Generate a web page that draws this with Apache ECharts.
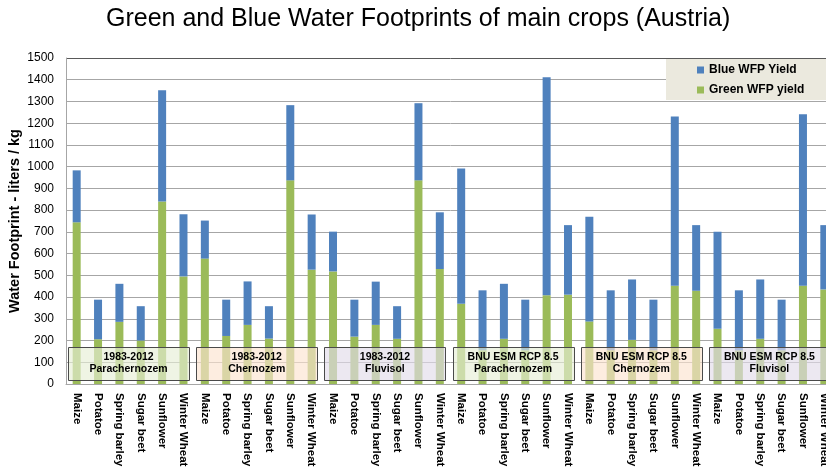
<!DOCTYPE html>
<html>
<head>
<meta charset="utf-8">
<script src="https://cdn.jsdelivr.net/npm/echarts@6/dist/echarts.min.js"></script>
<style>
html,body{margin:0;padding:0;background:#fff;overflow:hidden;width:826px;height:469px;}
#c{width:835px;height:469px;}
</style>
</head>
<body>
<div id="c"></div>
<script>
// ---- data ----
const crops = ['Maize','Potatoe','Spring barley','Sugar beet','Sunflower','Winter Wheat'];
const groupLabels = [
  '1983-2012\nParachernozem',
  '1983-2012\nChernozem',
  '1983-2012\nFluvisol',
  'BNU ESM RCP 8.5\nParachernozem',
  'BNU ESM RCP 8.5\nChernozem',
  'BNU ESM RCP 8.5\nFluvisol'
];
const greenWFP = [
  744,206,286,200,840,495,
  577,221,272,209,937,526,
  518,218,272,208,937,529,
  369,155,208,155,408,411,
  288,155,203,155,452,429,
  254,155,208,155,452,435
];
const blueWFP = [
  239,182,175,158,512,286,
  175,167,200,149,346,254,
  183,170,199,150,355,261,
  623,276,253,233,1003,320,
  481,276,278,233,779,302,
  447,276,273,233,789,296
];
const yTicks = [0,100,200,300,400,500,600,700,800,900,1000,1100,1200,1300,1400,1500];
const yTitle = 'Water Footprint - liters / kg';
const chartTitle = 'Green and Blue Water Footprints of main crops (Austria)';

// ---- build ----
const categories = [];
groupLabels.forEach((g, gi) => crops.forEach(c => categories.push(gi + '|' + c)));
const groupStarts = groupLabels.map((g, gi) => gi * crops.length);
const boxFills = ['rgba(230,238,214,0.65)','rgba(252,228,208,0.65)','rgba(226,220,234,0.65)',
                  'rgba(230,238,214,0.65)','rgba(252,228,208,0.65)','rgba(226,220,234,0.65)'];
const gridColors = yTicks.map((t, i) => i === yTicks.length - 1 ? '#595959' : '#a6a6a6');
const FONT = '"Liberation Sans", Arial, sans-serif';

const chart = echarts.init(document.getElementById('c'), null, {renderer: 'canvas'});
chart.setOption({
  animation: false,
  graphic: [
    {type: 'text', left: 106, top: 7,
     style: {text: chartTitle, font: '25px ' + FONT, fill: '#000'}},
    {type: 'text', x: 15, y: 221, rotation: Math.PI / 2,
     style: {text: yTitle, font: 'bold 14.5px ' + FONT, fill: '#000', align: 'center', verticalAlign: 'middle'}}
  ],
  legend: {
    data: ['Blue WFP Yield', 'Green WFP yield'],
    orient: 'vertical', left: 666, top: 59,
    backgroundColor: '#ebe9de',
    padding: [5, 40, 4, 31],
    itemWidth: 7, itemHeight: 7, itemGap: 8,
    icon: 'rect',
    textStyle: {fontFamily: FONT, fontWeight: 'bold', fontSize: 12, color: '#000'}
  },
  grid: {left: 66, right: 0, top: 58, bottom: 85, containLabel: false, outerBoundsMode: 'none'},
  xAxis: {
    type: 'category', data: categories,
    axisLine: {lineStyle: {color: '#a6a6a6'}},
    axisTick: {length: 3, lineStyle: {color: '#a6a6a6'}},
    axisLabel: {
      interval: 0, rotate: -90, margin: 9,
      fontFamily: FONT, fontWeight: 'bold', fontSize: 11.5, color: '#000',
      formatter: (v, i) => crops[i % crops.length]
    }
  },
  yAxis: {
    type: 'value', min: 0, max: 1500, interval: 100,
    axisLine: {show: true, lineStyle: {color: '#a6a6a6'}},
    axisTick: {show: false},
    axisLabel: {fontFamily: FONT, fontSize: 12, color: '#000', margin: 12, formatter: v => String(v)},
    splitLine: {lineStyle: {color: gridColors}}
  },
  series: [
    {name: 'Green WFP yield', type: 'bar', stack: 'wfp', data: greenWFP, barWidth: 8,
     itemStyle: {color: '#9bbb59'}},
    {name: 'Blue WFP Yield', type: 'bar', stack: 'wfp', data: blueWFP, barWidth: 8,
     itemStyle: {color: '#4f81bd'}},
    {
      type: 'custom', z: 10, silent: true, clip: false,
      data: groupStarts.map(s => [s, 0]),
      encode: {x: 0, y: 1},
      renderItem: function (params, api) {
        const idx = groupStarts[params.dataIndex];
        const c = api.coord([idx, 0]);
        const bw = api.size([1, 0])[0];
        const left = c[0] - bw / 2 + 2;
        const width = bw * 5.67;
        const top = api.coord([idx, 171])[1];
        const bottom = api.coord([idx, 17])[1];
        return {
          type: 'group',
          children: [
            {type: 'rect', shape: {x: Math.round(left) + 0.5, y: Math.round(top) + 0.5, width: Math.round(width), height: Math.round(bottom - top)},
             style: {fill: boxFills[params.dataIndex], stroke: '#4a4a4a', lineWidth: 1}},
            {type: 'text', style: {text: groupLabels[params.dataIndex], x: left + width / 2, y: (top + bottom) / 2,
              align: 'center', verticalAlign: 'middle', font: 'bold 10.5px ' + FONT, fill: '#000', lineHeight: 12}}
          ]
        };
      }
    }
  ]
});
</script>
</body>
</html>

--

■ THE EXERCISE
Give back every line exactly as it stands, pictures excluded.

■ ANSWER TO THIS EXERCISE
Generate a web page that draws this with Apache ECharts.
<!DOCTYPE html>
<html>
<head>
<meta charset="utf-8">
<script src="https://cdn.jsdelivr.net/npm/echarts@6/dist/echarts.min.js"></script>
<style>
html,body{margin:0;padding:0;background:#fff;overflow:hidden;width:826px;height:469px;}
#c{width:835px;height:469px;}
</style>
</head>
<body>
<div id="c"></div>
<script>
// ---- data ----
const crops = ['Maize','Potatoe','Spring barley','Sugar beet','Sunflower','Winter Wheat'];
const groupLabels = [
  '1983-2012\nParachernozem',
  '1983-2012\nChernozem',
  '1983-2012\nFluvisol',
  'BNU ESM RCP 8.5\nParachernozem',
  'BNU ESM RCP 8.5\nChernozem',
  'BNU ESM RCP 8.5\nFluvisol'
];
const greenWFP = [
  744,206,286,200,840,495,
  577,221,272,209,937,526,
  518,218,272,208,937,529,
  369,155,208,155,408,411,
  288,155,203,155,452,429,
  254,155,208,155,452,435
];
const blueWFP = [
  239,182,175,158,512,286,
  175,167,200,149,346,254,
  183,170,199,150,355,261,
  623,276,253,233,1003,320,
  481,276,278,233,779,302,
  447,276,273,233,789,296
];
const yTicks = [0,100,200,300,400,500,600,700,800,900,1000,1100,1200,1300,1400,1500];
const yTitle = 'Water Footprint - liters / kg';
const chartTitle = 'Green and Blue Water Footprints of main crops (Austria)';

// ---- build ----
const categories = [];
groupLabels.forEach((g, gi) => crops.forEach(c => categories.push(gi + '|' + c)));
const groupStarts = groupLabels.map((g, gi) => gi * crops.length);
const boxFills = ['rgba(230,238,214,0.65)','rgba(252,228,208,0.65)','rgba(226,220,234,0.65)',
                  'rgba(230,238,214,0.65)','rgba(252,228,208,0.65)','rgba(226,220,234,0.65)'];
const gridColors = yTicks.map((t, i) => i === yTicks.length - 1 ? '#595959' : '#a6a6a6');
const FONT = '"Liberation Sans", Arial, sans-serif';

const chart = echarts.init(document.getElementById('c'), null, {renderer: 'canvas'});
chart.setOption({
  animation: false,
  graphic: [
    {type: 'text', left: 106, top: 7,
     style: {text: chartTitle, font: '25px ' + FONT, fill: '#000'}},
    {type: 'text', x: 15, y: 221, rotation: Math.PI / 2,
     style: {text: yTitle, font: 'bold 14.5px ' + FONT, fill: '#000', align: 'center', verticalAlign: 'middle'}}
  ],
  legend: {
    data: ['Blue WFP Yield', 'Green WFP yield'],
    orient: 'vertical', left: 666, top: 59,
    backgroundColor: '#ebe9de',
    padding: [5, 40, 4, 31],
    itemWidth: 7, itemHeight: 7, itemGap: 8,
    icon: 'rect',
    textStyle: {fontFamily: FONT, fontWeight: 'bold', fontSize: 12, color: '#000'}
  },
  grid: {left: 66, right: 0, top: 58, bottom: 85, containLabel: false, outerBoundsMode: 'none'},
  xAxis: {
    type: 'category', data: categories,
    axisLine: {lineStyle: {color: '#a6a6a6'}},
    axisTick: {length: 3, lineStyle: {color: '#a6a6a6'}},
    axisLabel: {
      interval: 0, rotate: -90, margin: 9,
      fontFamily: FONT, fontWeight: 'bold', fontSize: 11.5, color: '#000',
      formatter: (v, i) => crops[i % crops.length]
    }
  },
  yAxis: {
    type: 'value', min: 0, max: 1500, interval: 100,
    axisLine: {show: true, lineStyle: {color: '#a6a6a6'}},
    axisTick: {show: false},
    axisLabel: {fontFamily: FONT, fontSize: 12, color: '#000', margin: 12, formatter: v => String(v)},
    splitLine: {lineStyle: {color: gridColors}}
  },
  series: [
    {name: 'Green WFP yield', type: 'bar', stack: 'wfp', data: greenWFP, barWidth: 8,
     itemStyle: {color: '#9bbb59'}},
    {name: 'Blue WFP Yield', type: 'bar', stack: 'wfp', data: blueWFP, barWidth: 8,
     itemStyle: {color: '#4f81bd'}},
    {
      type: 'custom', z: 10, silent: true, clip: false,
      data: groupStarts.map(s => [s, 0]),
      encode: {x: 0, y: 1},
      renderItem: function (params, api) {
        const idx = groupStarts[params.dataIndex];
        const c = api.coord([idx, 0]);
        const bw = api.size([1, 0])[0];
        const left = c[0] - bw / 2 + 2;
        const width = bw * 5.67;
        const top = api.coord([idx, 171])[1];
        const bottom = api.coord([idx, 17])[1];
        return {
          type: 'group',
          children: [
            {type: 'rect', shape: {x: Math.round(left) + 0.5, y: Math.round(top) + 0.5, width: Math.round(width), height: Math.round(bottom - top)},
             style: {fill: boxFills[params.dataIndex], stroke: '#4a4a4a', lineWidth: 1}},
            {type: 'text', style: {text: groupLabels[params.dataIndex], x: left + width / 2, y: (top + bottom) / 2,
              align: 'center', verticalAlign: 'middle', font: 'bold 10.5px ' + FONT, fill: '#000', lineHeight: 12}}
          ]
        };
      }
    }
  ]
});
</script>
</body>
</html>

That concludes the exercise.